**PROBLEM DETAILS:** Reply with one number only: the count of lines below that contain the word "document".

┌──

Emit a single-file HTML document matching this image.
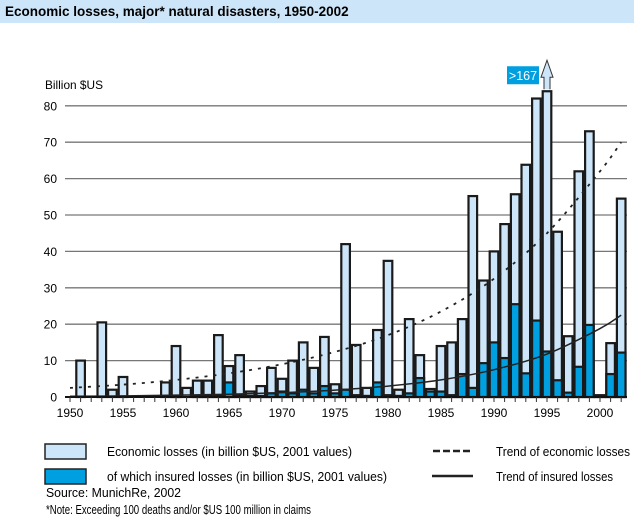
<!DOCTYPE html>
<html><head><meta charset="utf-8"><style>
html,body{margin:0;padding:0;background:#fff;}
svg{display:block;font-family:"Liberation Sans",sans-serif;}
</style></head><body>
<svg id="chart" width="634" height="519" viewBox="0 0 634 519" xmlns="http://www.w3.org/2000/svg">
<rect x="0" y="0" width="634" height="23" fill="#cde5f8"/>
<text x="5" y="16" font-size="13.5" font-weight="bold" fill="#000">Economic losses, major* natural disasters, 1950-2002</text>
<text x="45" y="89" font-size="12" textLength="58" lengthAdjust="spacingAndGlyphs">Billion $US</text>
<g id="grid"></g>
<g id="bars"></g>
<g id="trends"></g>
<g id="axis"></g>
<g>
<rect x="45" y="444" width="41" height="15" fill="#cde5f8" stroke="#222" stroke-width="1.5"/>
<text x="107" y="456" font-size="13" textLength="245" lengthAdjust="spacingAndGlyphs">Economic losses (in billion $US, 2001 values)</text>
<rect x="45" y="469" width="41" height="15" fill="#00a0e0" stroke="#222" stroke-width="1.5"/>
<text x="107" y="481" font-size="13" textLength="280" lengthAdjust="spacingAndGlyphs">of which insured losses (in billion $US, 2001 values)</text>
<line x1="433" y1="451" x2="470" y2="451" stroke="#222" stroke-width="2.5" stroke-dasharray="7,3"/>
<text x="496" y="456" font-size="13" textLength="134" lengthAdjust="spacingAndGlyphs">Trend of economic losses</text>
<line x1="432" y1="476" x2="473" y2="476" stroke="#222" stroke-width="2.5"/>
<text x="496" y="481" font-size="13" textLength="117" lengthAdjust="spacingAndGlyphs">Trend of insured losses</text>
</g>
<text x="46" y="497" font-size="13" textLength="135" lengthAdjust="spacingAndGlyphs">Source: MunichRe, 2002</text>
<text x="46" y="514" font-size="13" textLength="265" lengthAdjust="spacingAndGlyphs">*Note: Exceeding 100 deaths and/or $US 100 million in claims</text>
</svg>
<script>
const years = [1950,1951,1952,1953,1954,1955,1956,1957,1958,1959,1960,1961,1962,1963,1964,1965,1966,1967,1968,1969,1970,1971,1972,1973,1974,1975,1976,1977,1978,1979,1980,1981,1982,1983,1984,1985,1986,1987,1988,1989,1990,1991,1992,1993,1994,1995,1996,1997,1998,1999,2000,2001,2002];
const economicLosses = [0,10,0,20.5,2,5.5,0,0,0,4,14,2.5,4.5,4.5,17,8.5,11.5,1.5,3,8,5,10,15,8,16.5,3.5,42,14.3,2.5,18.4,37.4,2,21.4,11.5,2.2,14,15,21.4,55.2,32,40,47.5,55.7,63.8,82,167,45.4,16.7,62,73,0.5,14.8,54.5];
const insuredLosses = [0,0,0,0,0,0,0,0,0,0,0.3,0,0.3,0.3,0.5,4,0.5,0.3,0.3,1,1.5,1,2,1,3,1,2,0.5,0.3,4,0.5,0.3,1,5.2,1.5,1.5,0.5,6.3,2.5,9.3,15,10.7,25.5,6.5,21,12.5,4.6,1.2,8.3,19.8,0.3,6.3,12.2];
const trendYears = [1950,1955,1960,1965,1970,1975,1980,1985,1990,1995,2000,2002];
const economicTrend = [2.5,3.4,4.7,6.5,9,12.4,17,23.5,32.5,45,62,70];
const insuredTrend = [0.2,0.3,0.5,0.75,1.2,1.9,3,4.7,7.5,11.8,18.8,22.5];
const yTicks = [0,10,20,30,40,50,60,70,80];
const xTickLabels = [1950,1955,1960,1965,1970,1975,1980,1985,1990,1995,2000];
const capValue = 84;
const capLabel = ">167";

const NS = "http://www.w3.org/2000/svg";
const X = y => 70 + (y - 1950) * 10.6;
const Y = v => 397 - v * 3.64;
function mk(tag, attrs, parent){const e=document.createElementNS(NS,tag);for(const k in attrs)e.setAttribute(k,attrs[k]);parent.appendChild(e);return e;}
const grid=document.getElementById('grid'),bars=document.getElementById('bars'),trends=document.getElementById('trends'),axis=document.getElementById('axis');

yTicks.forEach(t=>{
  if(t>0){const l=mk('line',{x1:65,x2:627,y1:Y(t),y2:Y(t),stroke:'#777','stroke-width':1.3},grid);
  
  }
  const tx=mk('text',{x:57,y:Y(t)+4.5,'font-size':12,'text-anchor':'end'},grid);
  tx.textContent=t;
  
  
});

years.forEach((yr,i)=>{
  const v=economicLosses[i]; if(v<=0) return;
  const shown=Math.min(v,capValue);
  const cx=X(yr);
  const r=mk('rect',{x:cx-4.3,y:Y(shown),width:8.6,height:Y(0)-Y(shown),fill:'#cde5f8',stroke:'#1a1a1a','stroke-width':2.2},bars);
  
  
  const iv=insuredLosses[i];
  if(iv>0){const b=mk('rect',{x:cx-4.3,y:Y(iv),width:8.6,height:Y(0)-Y(iv),fill:'#00a0e0',stroke:'#1a1a1a','stroke-width':2.2},bars);
  
  }
  if(v>capValue){
    const top=Y(shown);
    const a=mk('path',{d:`M${cx-3} ${top-2} V${top-14} H${cx-6} L${cx} ${top-31} L${cx+6} ${top-14} H${cx+3} V${top-2}`,fill:'#cde5f8',stroke:'#333','stroke-width':1},bars);
    
    
    const bx=mk('rect',{x:cx-40,y:top-25,width:32,height:18,fill:'#00a0e0'},bars);
    
    
    const t=mk('text',{x:cx-24,y:top-11,'font-size':12.5,fill:'#fff','text-anchor':'middle'},bars);
    t.textContent=capLabel;
    
    
  }
});

function curve(vals){
  const p=trendYears.map((y,i)=>[X(y),Y(vals[i])]);
  let d=`M${p[0][0]} ${p[0][1]}`;
  for(let i=0;i<p.length-1;i++){
    const p0=p[Math.max(0,i-1)],p1=p[i],p2=p[i+1],p3=p[Math.min(p.length-1,i+2)];
    const c1=[p1[0]+(p2[0]-p0[0])/6,p1[1]+(p2[1]-p0[1])/6];
    const c2=[p2[0]-(p3[0]-p1[0])/6,p2[1]-(p3[1]-p1[1])/6];
    d+=` C${c1[0]} ${c1[1]} ${c2[0]} ${c2[1]} ${p2[0]} ${p2[1]}`;
  }
  return d;
}
const te=mk('path',{d:curve(economicTrend),fill:'none',stroke:'#222','stroke-width':1.8,'stroke-dasharray':'3,6'},trends);


const ti=mk('path',{d:curve(insuredTrend),fill:'none',stroke:'#222','stroke-width':1.5},trends);



const base=mk('line',{x1:65,x2:627,y1:397,y2:397,stroke:'#111','stroke-width':2},axis);


years.forEach(yr=>{
  const tk=mk('line',{x1:X(yr),x2:X(yr),y1:397,y2:402,stroke:'#333','stroke-width':1},axis);
  
  
});
xTickLabels.forEach(yr=>{
  const t=mk('text',{x:X(yr),y:417,'font-size':12,'text-anchor':'middle'},axis);
  t.textContent=yr;
  
  
});
</script>
</body></html>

└──

**WORKED ANSWER:** 3